I also found that All Hands functions in a largely sustainable manner. In the case of Project Leyte, our home base was a converted dormitory. Each room was wall to wall with bunk beds reminiscent of a college dorm. Our meals were prepared by Filipino staff and created from ingredients at the local market. Rice was on the daily menu without fail, but it was hard not to appreciate this grain after wandering through rice paddies and witnessing roadside expanses of it drying in the sun.
We commuted to work sites each day on jeepneys, open air vehicles functioning like casual buses and driven by local drivers. When working we gave every task our all knowing that our efforts brought people closer to normality. We deconstructed roofs and walls, dug trenches, cleared rubble, mixed concrete, carried lumber, laid floors and erected walls. By the end of a long day our blood, sweat and tears were exchanged for three meals, a cold shower and a bunk for the next. The sense of accomplishment, excessive tan-lines and words of gratitude from local families were free.

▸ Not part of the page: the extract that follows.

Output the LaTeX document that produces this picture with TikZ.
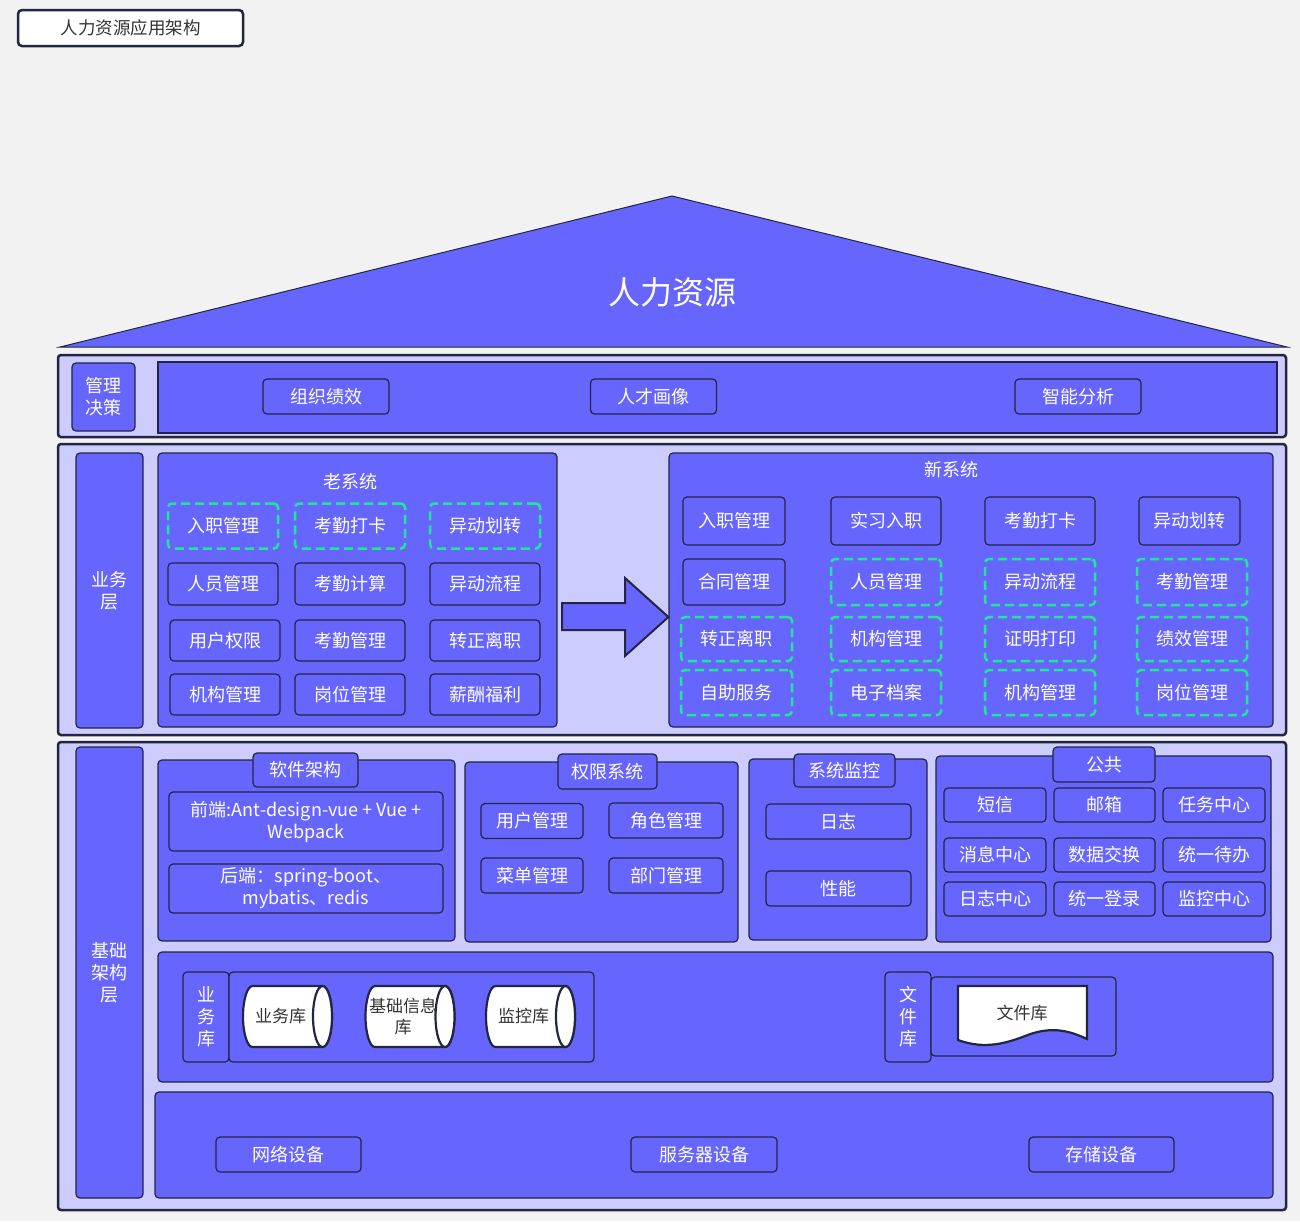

Sustainability was also evident in our temporary housing project. The houses were constructed almost entirely out of coco lumber; wood sawn from coconut trees. There were moments of frustration with this finicky wood as some segments were so dense that pounding nails through it was an insurmountable feat while other parts were so soft and spongy that they oozed a blood-like sap. Regardless, I was in awe of the material’s history once I learned it came from trees ripped from the earth by Yolanda. To complete the structures, sheets of palm panels called nipa covered the walls while the roofs were thatched with palm frond sawali. We rejoiced with the completion of each house.
When it came time to leave I reflected on all that I had witnessed during a month and a half in the Philippines. The broken trees against beautiful countryside, faces of children laughing as we rode home from work and the chills felt after a local described the bodies left on the streets when Yolanda hit.
The kindness and resiliency of the Filipino people has left an indelible mark on my view of the world. In the words of a people who have endured such an incredible loss, but have chosen to carry on in a spirit of joy; Bangon Tacloban!